* _Material supplied_
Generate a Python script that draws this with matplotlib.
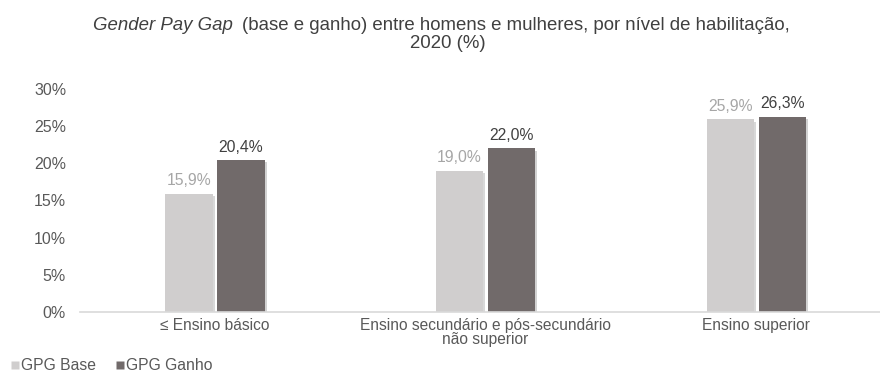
import matplotlib
matplotlib.use("Agg")
import matplotlib.pyplot as plt
import matplotlib.patheffects as pe
from matplotlib.lines import Line2D
import numpy as np

plt.rcParams['font.family'] = ['Liberation Sans', 'DejaVu Sans']

categories = ["\u2264 Ensino básico",
              "Ensino secundário e pós-secundário\nnão superior",
              "Ensino superior"]
gpg_base = [15.9, 19.0, 25.9]
gpg_ganho = [20.4, 22.0, 26.3]
series_names = ["GPG Base", "GPG Ganho"]

c_base = '#D0CECE'
c_ganho = '#716A6A'
c_text = '#595959'

fig = plt.figure(figsize=(8.8, 3.76), dpi=100)
ax = fig.add_axes([80 / 880, 1 - 312 / 376, 800 / 880, (312 - 89) / 376])

x = np.arange(len(categories))
w = 0.174
off = 0.096
shadow = [pe.SimplePatchShadow(offset=(1.5, -1.5), alpha=0.2), pe.Normal()]

ax.bar(x - off, gpg_base, w, color=c_base, path_effects=shadow)
ax.bar(x + off, gpg_ganho, w, color=c_ganho, path_effects=shadow)

# data labels
for xi, v in zip(x - off, gpg_base):
    ax.annotate(f"{v:.1f}%".replace('.', ','), (xi, v), xytext=(0, 4),
                textcoords='offset points', ha='center', va='bottom',
                fontsize=11.3, color='#A6A6A6')
for xi, v in zip(x + off, gpg_ganho):
    ax.annotate(f"{v:.1f}%".replace('.', ','), (xi, v), xytext=(0, 4),
                textcoords='offset points', ha='center', va='bottom',
                fontsize=11.3, color='#404040')

ax.set_xlim(-0.499, 2.458)
ax.set_ylim(0, 30)
ax.set_yticks(np.arange(0, 31, 5))
ax.set_yticklabels([f"{t}%" for t in range(0, 31, 5)])
ax.set_xticks(x)
ax.set_xticklabels(categories, linespacing=0.95)
ax.tick_params(axis='both', length=0, colors=c_text)
ax.tick_params(axis='y', pad=10, labelsize=11.5)
ax.tick_params(axis='x', pad=4, labelsize=11.2)
for s in ['top', 'right', 'left']:
    ax.spines[s].set_visible(False)
ax.spines['bottom'].set_color('#D9D9D9')
ax.spines['bottom'].set_linewidth(1.2)

# title: italic part + regular part
t1 = fig.text(93 / 880, 1 - 25 / 376, "Gender Pay Gap", ha='left', va='center',
              fontsize=13.4, style='italic', color='#404040')
fig.canvas.draw()
bb = t1.get_window_extent()
fig.text((bb.x1 + 9) / 880, 1 - 25 / 376,
         "(base e ganho) entre homens e mulheres, por nível de habilitação,",
         ha='left', va='center', fontsize=13.4, color='#404040')
fig.text(448 / 880, 1 - 43 / 376, "2020 (%)", ha='center', va='center',
         fontsize=13.4, color='#404040')

handles = [Line2D([], [], marker='s', color='none', markerfacecolor=c_base,
                  markeredgecolor='none', markersize=6),
           Line2D([], [], marker='s', color='none', markerfacecolor=c_ganho,
                  markeredgecolor='none', markersize=6)]
fig.legend(handles, series_names, loc='center left', bbox_to_anchor=(0.008, 1 - 366 / 376),
           ncol=2, frameon=False, fontsize=11.3, handlelength=0.6, handletextpad=0.1,
           columnspacing=1.2, labelcolor=c_text, borderaxespad=0, borderpad=0.2)

fig.savefig('out.png', dpi=100)
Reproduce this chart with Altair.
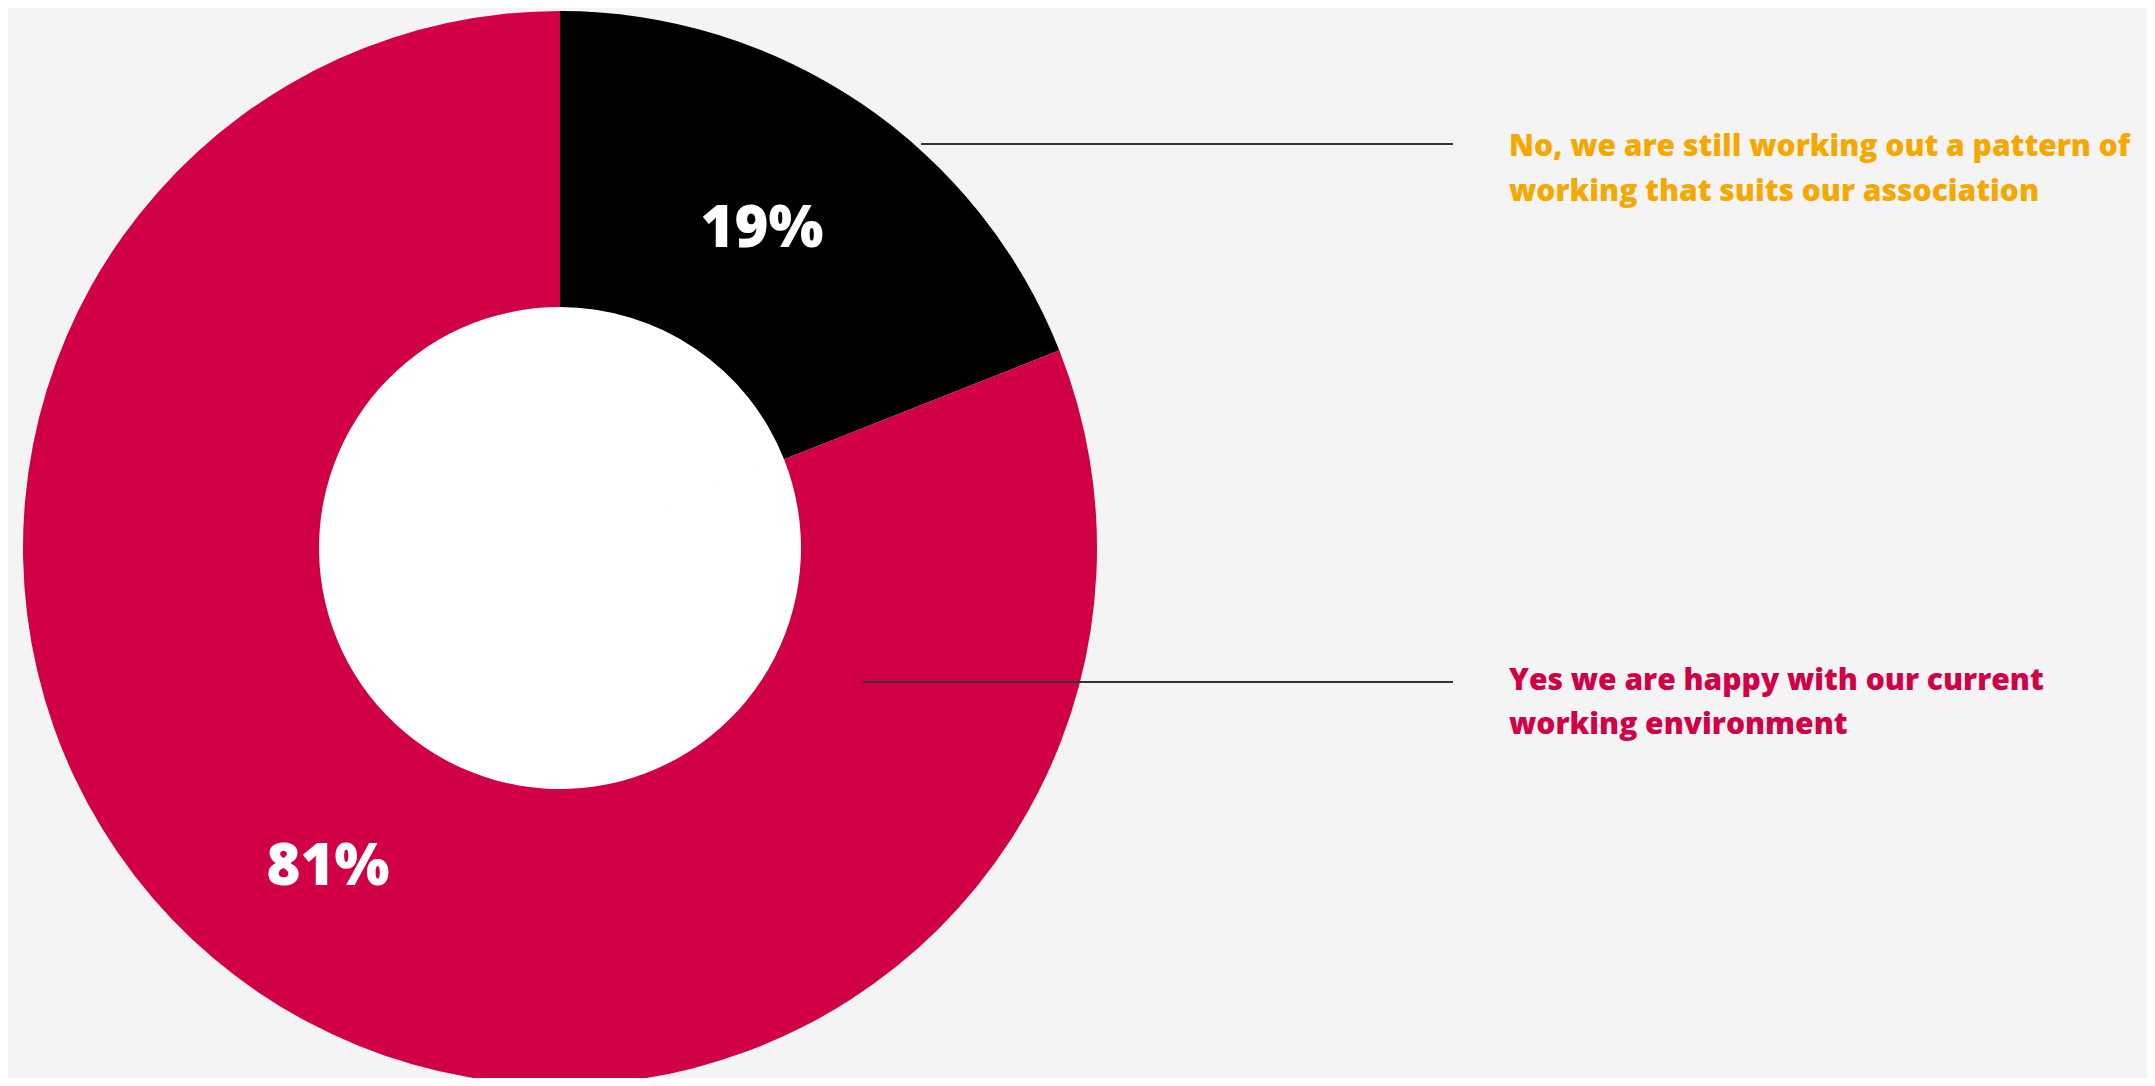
import altair as alt
import pandas as pd

categories = ["No", "Yes"]
values = [19, 81]
pct_labels = ["19%", "81%"]
order = [1, 2]
label_lines_no = ["No, we are still working out a pattern of", "working that suits our association"]
label_lines_yes = ["Yes we are happy with our current", "working environment"]

colors = ["#000000", "#D10046"]
label_colors = ["#F5A800", "#D10046"]
BG = "#F4F4F4"
FONT = "Open Sans"

df = pd.DataFrame({"category": categories, "value": values, "pct": pct_labels, "order": order})

CX, CY = 552, 540

base = alt.Chart(df).encode(
    theta=alt.Theta("value:Q", stack=True),
    order=alt.Order("order:Q"),
)

hole = base.mark_arc(radius=243, color="white", stroke=None).encode(
    x=alt.value(CX), y=alt.value(CY))

donut = base.mark_arc(radius=537, radius2=241, stroke=None).encode(
    x=alt.value(CX), y=alt.value(CY),
    color=alt.Color("category:N", scale=alt.Scale(domain=categories, range=colors), legend=None),
)

pct = base.mark_text(
    font=FONT, fontWeight=800, fontSize=58, color="white",
    align="center", baseline="middle", dx=-15, dy=1).encode(
    x=alt.value(CX), y=alt.value(CY), radius=alt.value(386),
    text="pct:N",
)

lead1 = alt.Chart(df).mark_rule(color="#333333", strokeWidth=2).encode(
    x=alt.value(913), x2=alt.value(1445), y=alt.value(136))
lead2 = alt.Chart(df).mark_rule(color="#333333", strokeWidth=2).encode(
    x=alt.value(855), x2=alt.value(1445), y=alt.value(674))

lab1 = alt.Chart(df).transform_filter(alt.datum.category == "No").mark_text(
    font=FONT, fontWeight=800, fontSize=30, align="left", baseline="alphabetic",
    lineHeight=45, color=label_colors[0]).encode(
    x=alt.value(1501), y=alt.value(148), text=alt.value(label_lines_no))
lab2 = alt.Chart(df).transform_filter(alt.datum.category == "Yes").mark_text(
    font=FONT, fontWeight=800, fontSize=30, align="left", baseline="alphabetic",
    lineHeight=44, color=label_colors[1]).encode(
    x=alt.value(1501), y=alt.value(682), text=alt.value(label_lines_yes))

chart = alt.layer(hole, donut, pct, lead1, lead2, lab1, lab2).properties(
    width=2139, height=1070, background=BG, padding=0,
    autosize=alt.AutoSizeParams(type="none"),
).configure_view(stroke=None)

chart.save("out.html", embed_options={"renderer": "svg", "actions": False})
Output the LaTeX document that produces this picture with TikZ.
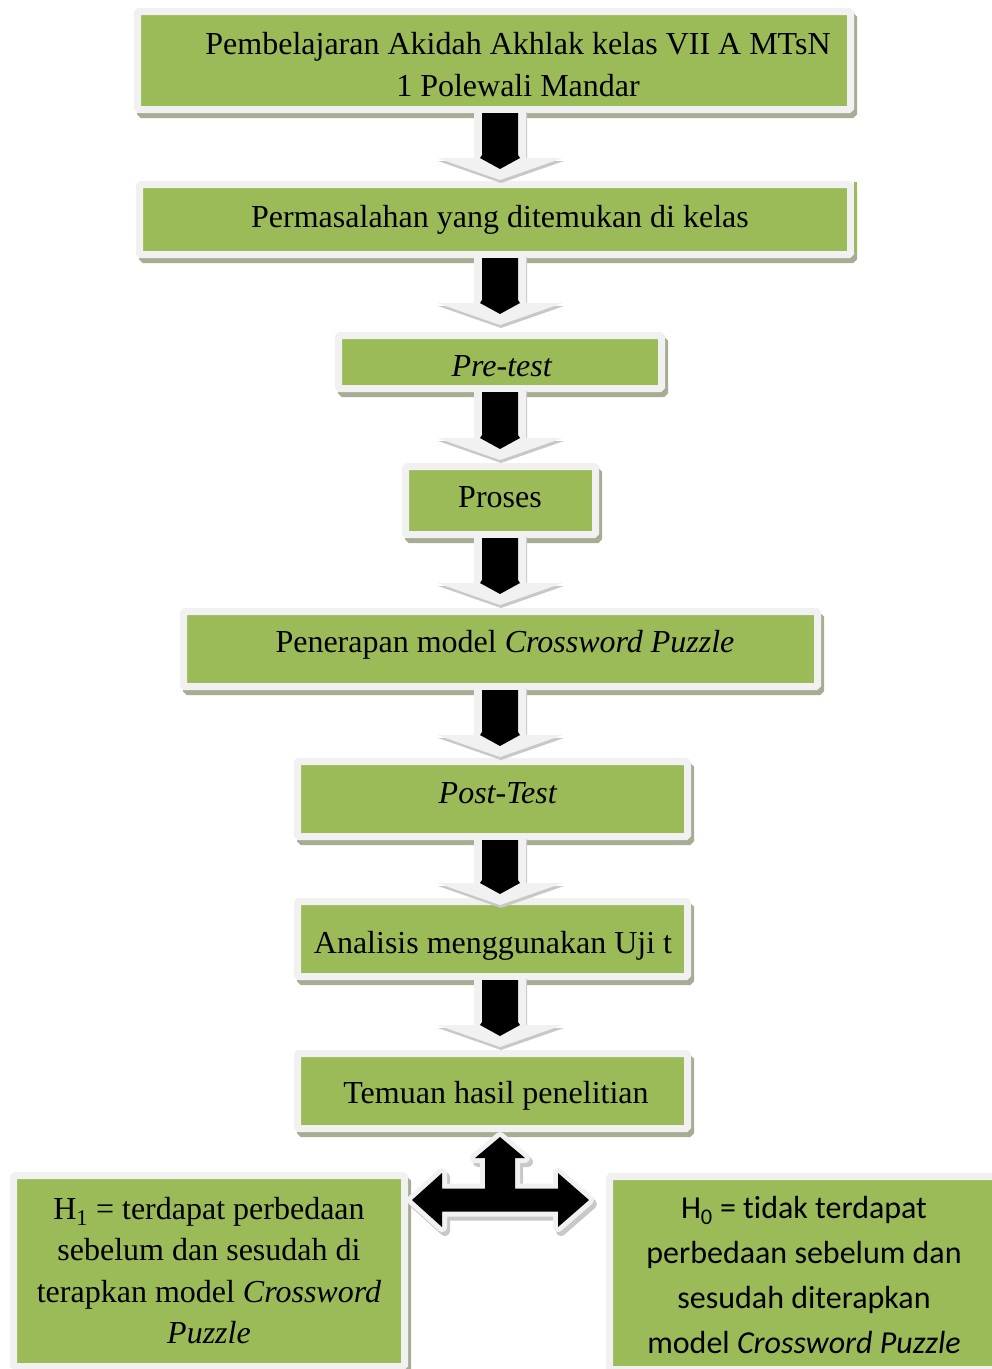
\documentclass[tikz,border=0pt]{standalone}
\usepackage{fontspec}
\setmainfont{Liberation Serif}
\newfontfamily\calibrifont[Ligatures={NoCommon}]{Carlito}
\usetikzlibrary{calc}
\definecolor{boxgreen}{RGB}{155,187,89}
\definecolor{boxedge}{RGB}{241,241,241}
\definecolor{boxshadow}{RGB}{166,173,148}
\definecolor{arrowshade}{RGB}{200,200,200}
\tikzset{
  flowbox/.style={draw=boxedge, line width=7pt, fill=boxgreen, rounded corners=1.5pt,
    inner sep=0pt, outer sep=3.5pt,
    preaction={draw=boxshadow, fill=boxshadow, transform canvas={shift={(3pt,-5pt)}}}},
  boxtext/.style={font=\fontsize{32}{42}\selectfont, align=center, inner sep=0pt, text=black},
  hzerotext/.style={font=\calibrifont\fontsize{32}{44.7}\selectfont, align=center, inner sep=0pt, text=black},
  hone/.style={boxtext, font=\fontsize{32}{41.5}\selectfont},
}
\newcommand\lightpoly[2]{(\x1-26pt+#1,\y1+4pt+#2) -- (\x1+26pt+#1,\y1+4pt+#2) -- (\x1+26pt+#1,\y2+22pt+#2) -- (\x1+63pt+#1,\y2+22pt+#2) -- (\x1+#1,\y2+#2) -- (\x1-63pt+#1,\y2+22pt+#2) -- (\x1-26pt+#1,\y2+22pt+#2) -- cycle}
\newcommand\blackpoly{(\x1-18pt,\y1) -- (\x1+18pt,\y1) -- (\x1+18pt,\y2+25pt) -- (\x1+20pt,\y2+22pt) -- (\x1,\y2+11pt) -- (\x1-20pt,\y2+22pt) -- (\x1-18pt,\y2+25pt) -- cycle}
\newcommand\downblock[3]{%
  \fill[arrowshade] let \p1=(axis |- #1.south), \p2=($(axis |- #2.north)+(0,#3)$) in \lightpoly{1pt}{-3pt};
  \fill[boxedge] let \p1=(axis |- #1.south), \p2=($(axis |- #2.north)+(0,#3)$) in \lightpoly{0pt}{0pt};
  \fill[black] let \p1=(axis |- #1.south), \p2=($(axis |- #2.north)+(0,#3)$) in \blackpoly;
}
\begin{document}
\begin{tikzpicture}[x=1pt,y=-1pt]
\useasboundingbox (0,0) rectangle (992,1369);
\coordinate (axis) at (500,0);

% boxes
\node[flowbox, minimum width=713pt, minimum height=98pt] (b1) at (494,60.5) {};
\node[flowbox, minimum width=711pt, minimum height=70pt] (b2) at (495,219.5) {};
\fill[boxgreen] (854,182) rectangle (857,252);
\node[flowbox, minimum width=323pt, minimum height=53pt] (b3) at (500,362) {};
\node[flowbox, minimum width=190pt, minimum height=68pt] (b4) at (500.5,500.5) {};
\node[flowbox, minimum width=634pt, minimum height=75pt] (b5) at (500.5,649) {};
\node[flowbox, minimum width=390pt, minimum height=75pt] (b6) at (492.5,799) {};
\node[flowbox, minimum width=390pt, minimum height=75pt] (b7) at (492.5,939) {};
\node[flowbox, minimum width=390pt, minimum height=75pt] (b8) at (492.5,1091) {};
\node[flowbox, minimum width=391pt, minimum height=191pt] (h1) at (209,1271) {};
\node[flowbox, minimum width=404pt, minimum height=193pt] (h0) at (811.5,1273) {};

% texts
\node[boxtext] (t1) at (518,66.6) {\strut Pembelajaran Akidah Akhlak kelas VII A MTsN\\\strut 1 Polewali Mandar};
\node[boxtext] (t2) at (500,218.6) {\strut Permasalahan yang ditemukan di kelas};
\node[boxtext] (t3) at (502,367.6) {\strut\textit{Pre-test}};
\node[boxtext] (t4) at (500,498.6) {\strut Proses};
\node[boxtext] (t5) at (505,643.6) {\strut Penerapan model \textit{Crossword Puzzle}};
\node[boxtext] (t6) at (498,794.6) {\strut\textit{Post-Test}};
\node[boxtext] (t7) at (493,944.6) {\strut Analisis menggunakan Uji t};
\node[boxtext] (t8) at (496,1094.6) {\strut Temuan hasil penelitian};
\node[hone] (t9) at (209,1273) {\strut H\textsubscript{1} = terdapat perbedaan\\\strut sebelum dan sesudah di\\\strut terapkan model \textit{Crossword}\\\strut\textit{Puzzle}};
\node[hzerotext] (t10) at (804,1277) {\strut H\textsubscript{0} = tidak terdapat\\\strut perbedaan sebelum dan\\\strut sesudah diterapkan\\\strut model \textit{Crossword Puzzle}};

% down arrows
\downblock{b1}{b2}{-1}
\downblock{b2}{b3}{-7}
\downblock{b3}{b4}{-3}
\downblock{b4}{b5}{-3}
\downblock{b5}{b6}{-1}
\downblock{b6}{b7}{7}
\downblock{b7}{b8}{-3}

% triple arrow
\begin{scope}[shift={(axis |- b8.south)}]
  \def\tri{(0,5) -- (25,26) -- (15,26) -- (15,56.5) -- (58,56.5) -- (58,41) -- (89,68) -- (58,95) -- (58,79.5) -- (-58,79.5) -- (-58,95) -- (-88,68) -- (-58,41) -- (-58,56.5) -- (-15,56.5) -- (-15,26) -- (-25,26) -- cycle}
  \begin{scope}[shift={(3,4)}]
    \filldraw[draw=arrowshade, fill=arrowshade, line width=10pt, line join=round] \tri;
  \end{scope}
  \filldraw[draw=boxedge, fill=black, line width=10pt, line join=round] \tri;
  \fill[black] \tri;
\end{scope}
\end{tikzpicture}
\end{document}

* _Direction_
Which lines hold the word "with"? Copy every one of them.

* _Task answer_
Generate a Python script that draws this with matplotlib.
Reproduce this chart with Altair.
label_lines_yes = ["Yes we are happy with our current", "working environment"]
Output the LaTeX document that produces this picture with TikZ.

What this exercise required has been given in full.